--- Exercise objective ---
Go through the material and write it all out exactly, minus the pictures.

--- Information shown ---
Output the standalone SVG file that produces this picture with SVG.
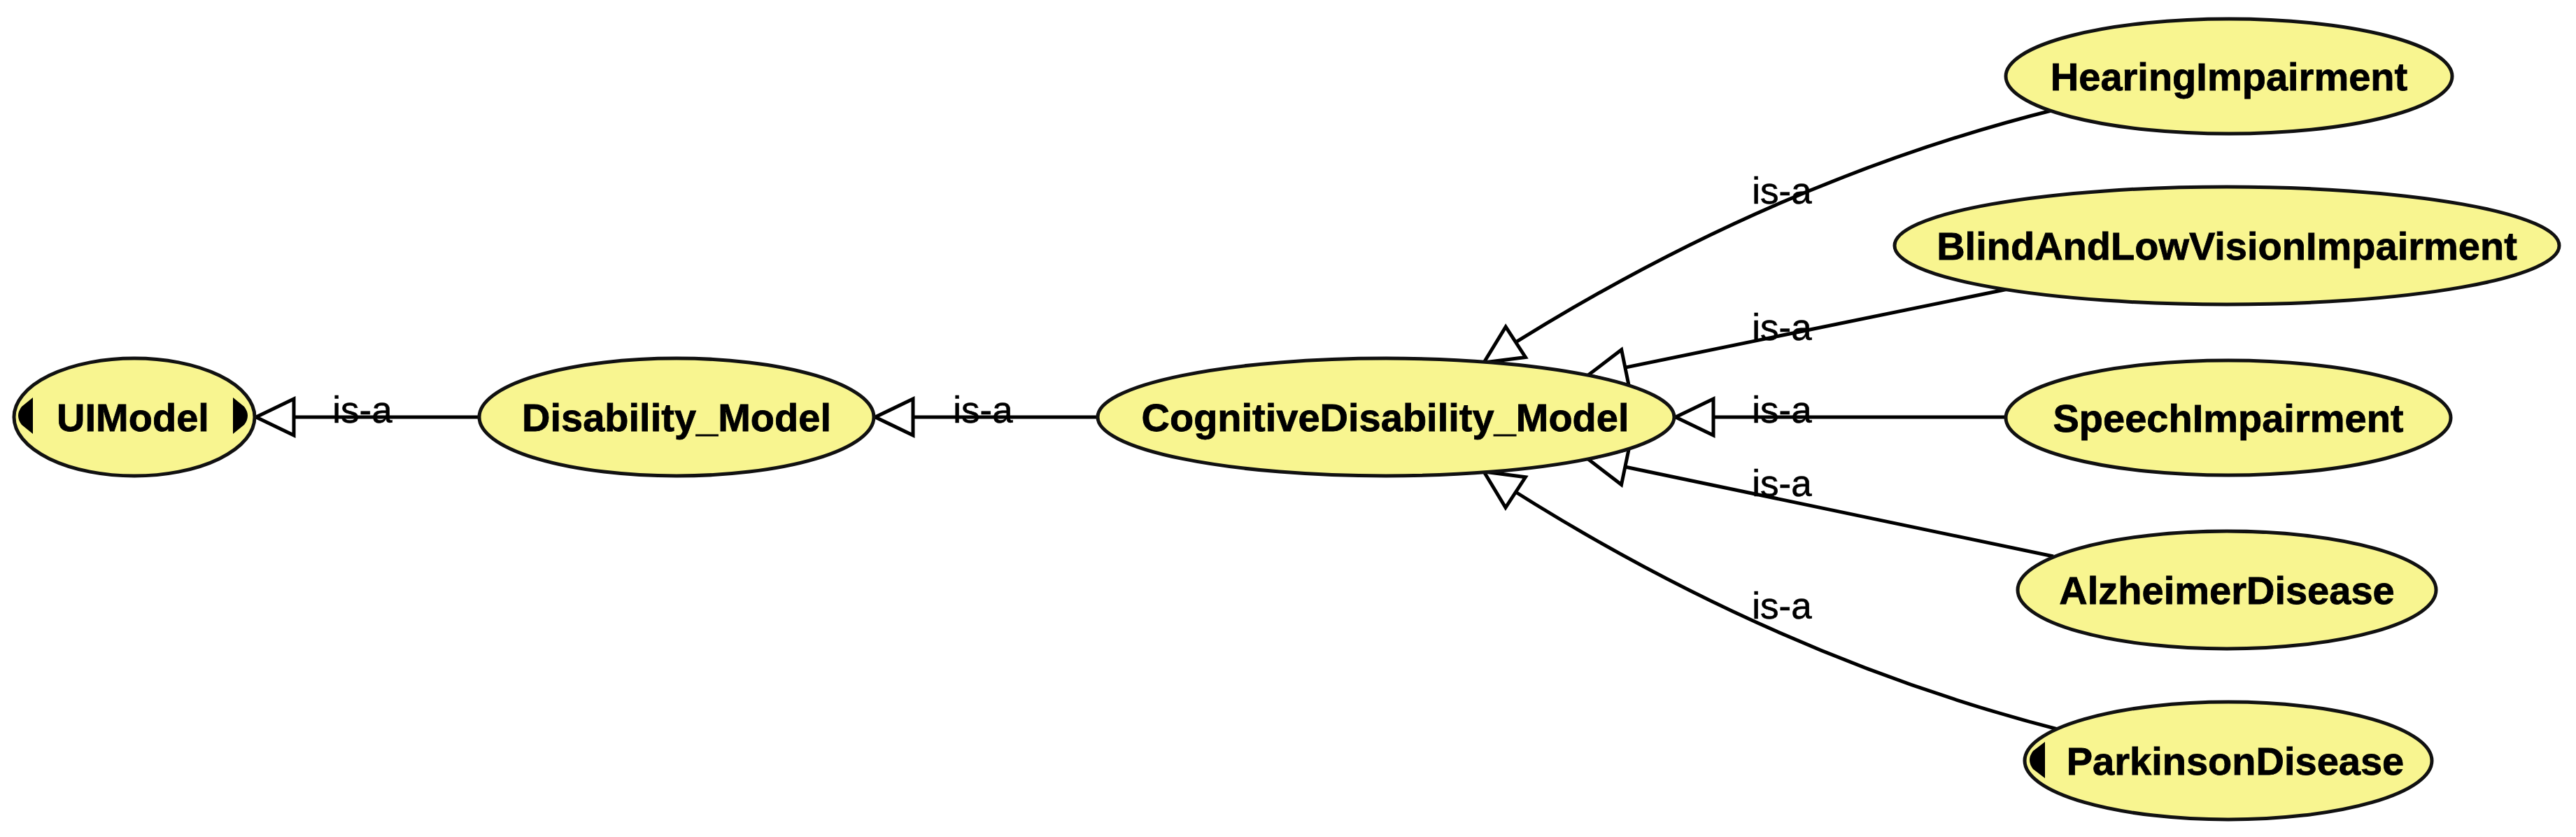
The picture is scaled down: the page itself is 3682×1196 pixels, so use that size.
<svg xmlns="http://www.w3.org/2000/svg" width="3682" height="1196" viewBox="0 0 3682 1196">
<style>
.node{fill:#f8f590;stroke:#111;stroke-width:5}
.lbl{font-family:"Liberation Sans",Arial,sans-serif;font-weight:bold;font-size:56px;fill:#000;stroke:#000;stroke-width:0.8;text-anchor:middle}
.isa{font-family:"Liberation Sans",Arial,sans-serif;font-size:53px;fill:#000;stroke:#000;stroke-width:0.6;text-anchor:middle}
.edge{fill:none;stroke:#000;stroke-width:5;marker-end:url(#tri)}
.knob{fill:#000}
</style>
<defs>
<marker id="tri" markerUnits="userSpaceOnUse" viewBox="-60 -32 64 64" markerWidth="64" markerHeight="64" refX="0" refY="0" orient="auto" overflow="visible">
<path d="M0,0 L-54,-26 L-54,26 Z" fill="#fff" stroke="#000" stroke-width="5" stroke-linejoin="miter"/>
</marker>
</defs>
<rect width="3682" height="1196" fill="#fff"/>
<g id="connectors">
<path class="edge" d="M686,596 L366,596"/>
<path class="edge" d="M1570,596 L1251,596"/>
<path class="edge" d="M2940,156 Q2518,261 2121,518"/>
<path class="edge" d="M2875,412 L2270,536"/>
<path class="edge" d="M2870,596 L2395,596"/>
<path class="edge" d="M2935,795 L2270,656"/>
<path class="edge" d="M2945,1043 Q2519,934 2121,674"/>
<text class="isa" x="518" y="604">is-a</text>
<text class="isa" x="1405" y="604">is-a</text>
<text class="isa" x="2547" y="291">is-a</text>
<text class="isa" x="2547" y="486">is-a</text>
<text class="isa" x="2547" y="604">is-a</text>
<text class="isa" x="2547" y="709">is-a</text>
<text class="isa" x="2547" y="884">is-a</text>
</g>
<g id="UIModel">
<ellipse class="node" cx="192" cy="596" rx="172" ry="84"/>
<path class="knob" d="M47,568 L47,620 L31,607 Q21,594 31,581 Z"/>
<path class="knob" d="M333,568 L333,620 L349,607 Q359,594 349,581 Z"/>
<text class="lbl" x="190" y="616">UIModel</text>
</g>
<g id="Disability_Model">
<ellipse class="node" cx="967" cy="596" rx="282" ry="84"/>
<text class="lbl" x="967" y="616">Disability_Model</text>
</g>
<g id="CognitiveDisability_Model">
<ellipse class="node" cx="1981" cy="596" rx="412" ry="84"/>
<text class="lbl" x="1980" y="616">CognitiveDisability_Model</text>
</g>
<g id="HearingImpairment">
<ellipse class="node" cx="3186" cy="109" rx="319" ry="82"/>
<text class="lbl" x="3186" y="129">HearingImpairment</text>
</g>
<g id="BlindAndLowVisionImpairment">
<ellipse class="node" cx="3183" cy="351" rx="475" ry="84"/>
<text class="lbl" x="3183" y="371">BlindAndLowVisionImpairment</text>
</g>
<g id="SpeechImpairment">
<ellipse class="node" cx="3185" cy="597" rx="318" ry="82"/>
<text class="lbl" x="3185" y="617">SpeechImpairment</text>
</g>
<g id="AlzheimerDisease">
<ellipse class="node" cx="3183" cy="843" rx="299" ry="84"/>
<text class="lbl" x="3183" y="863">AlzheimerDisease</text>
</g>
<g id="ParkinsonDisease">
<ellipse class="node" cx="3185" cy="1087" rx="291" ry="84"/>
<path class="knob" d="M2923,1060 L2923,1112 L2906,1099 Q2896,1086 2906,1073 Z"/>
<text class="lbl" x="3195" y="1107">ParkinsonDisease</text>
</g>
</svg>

--- Response ---
Output the standalone SVG file that produces this picture with SVG.
The picture is scaled down: the page itself is 3682×1196 pixels, so use that size.
<svg xmlns="http://www.w3.org/2000/svg" width="3682" height="1196" viewBox="0 0 3682 1196">
<style>
.node{fill:#f8f590;stroke:#111;stroke-width:5}
.lbl{font-family:"Liberation Sans",Arial,sans-serif;font-weight:bold;font-size:56px;fill:#000;stroke:#000;stroke-width:0.8;text-anchor:middle}
.isa{font-family:"Liberation Sans",Arial,sans-serif;font-size:53px;fill:#000;stroke:#000;stroke-width:0.6;text-anchor:middle}
.edge{fill:none;stroke:#000;stroke-width:5;marker-end:url(#tri)}
.knob{fill:#000}
</style>
<defs>
<marker id="tri" markerUnits="userSpaceOnUse" viewBox="-60 -32 64 64" markerWidth="64" markerHeight="64" refX="0" refY="0" orient="auto" overflow="visible">
<path d="M0,0 L-54,-26 L-54,26 Z" fill="#fff" stroke="#000" stroke-width="5" stroke-linejoin="miter"/>
</marker>
</defs>
<rect width="3682" height="1196" fill="#fff"/>
<g id="connectors">
<path class="edge" d="M686,596 L366,596"/>
<path class="edge" d="M1570,596 L1251,596"/>
<path class="edge" d="M2940,156 Q2518,261 2121,518"/>
<path class="edge" d="M2875,412 L2270,536"/>
<path class="edge" d="M2870,596 L2395,596"/>
<path class="edge" d="M2935,795 L2270,656"/>
<path class="edge" d="M2945,1043 Q2519,934 2121,674"/>
<text class="isa" x="518" y="604">is-a</text>
<text class="isa" x="1405" y="604">is-a</text>
<text class="isa" x="2547" y="291">is-a</text>
<text class="isa" x="2547" y="486">is-a</text>
<text class="isa" x="2547" y="604">is-a</text>
<text class="isa" x="2547" y="709">is-a</text>
<text class="isa" x="2547" y="884">is-a</text>
</g>
<g id="UIModel">
<ellipse class="node" cx="192" cy="596" rx="172" ry="84"/>
<path class="knob" d="M47,568 L47,620 L31,607 Q21,594 31,581 Z"/>
<path class="knob" d="M333,568 L333,620 L349,607 Q359,594 349,581 Z"/>
<text class="lbl" x="190" y="616">UIModel</text>
</g>
<g id="Disability_Model">
<ellipse class="node" cx="967" cy="596" rx="282" ry="84"/>
<text class="lbl" x="967" y="616">Disability_Model</text>
</g>
<g id="CognitiveDisability_Model">
<ellipse class="node" cx="1981" cy="596" rx="412" ry="84"/>
<text class="lbl" x="1980" y="616">CognitiveDisability_Model</text>
</g>
<g id="HearingImpairment">
<ellipse class="node" cx="3186" cy="109" rx="319" ry="82"/>
<text class="lbl" x="3186" y="129">HearingImpairment</text>
</g>
<g id="BlindAndLowVisionImpairment">
<ellipse class="node" cx="3183" cy="351" rx="475" ry="84"/>
<text class="lbl" x="3183" y="371">BlindAndLowVisionImpairment</text>
</g>
<g id="SpeechImpairment">
<ellipse class="node" cx="3185" cy="597" rx="318" ry="82"/>
<text class="lbl" x="3185" y="617">SpeechImpairment</text>
</g>
<g id="AlzheimerDisease">
<ellipse class="node" cx="3183" cy="843" rx="299" ry="84"/>
<text class="lbl" x="3183" y="863">AlzheimerDisease</text>
</g>
<g id="ParkinsonDisease">
<ellipse class="node" cx="3185" cy="1087" rx="291" ry="84"/>
<path class="knob" d="M2923,1060 L2923,1112 L2906,1099 Q2896,1086 2906,1073 Z"/>
<text class="lbl" x="3195" y="1107">ParkinsonDisease</text>
</g>
</svg>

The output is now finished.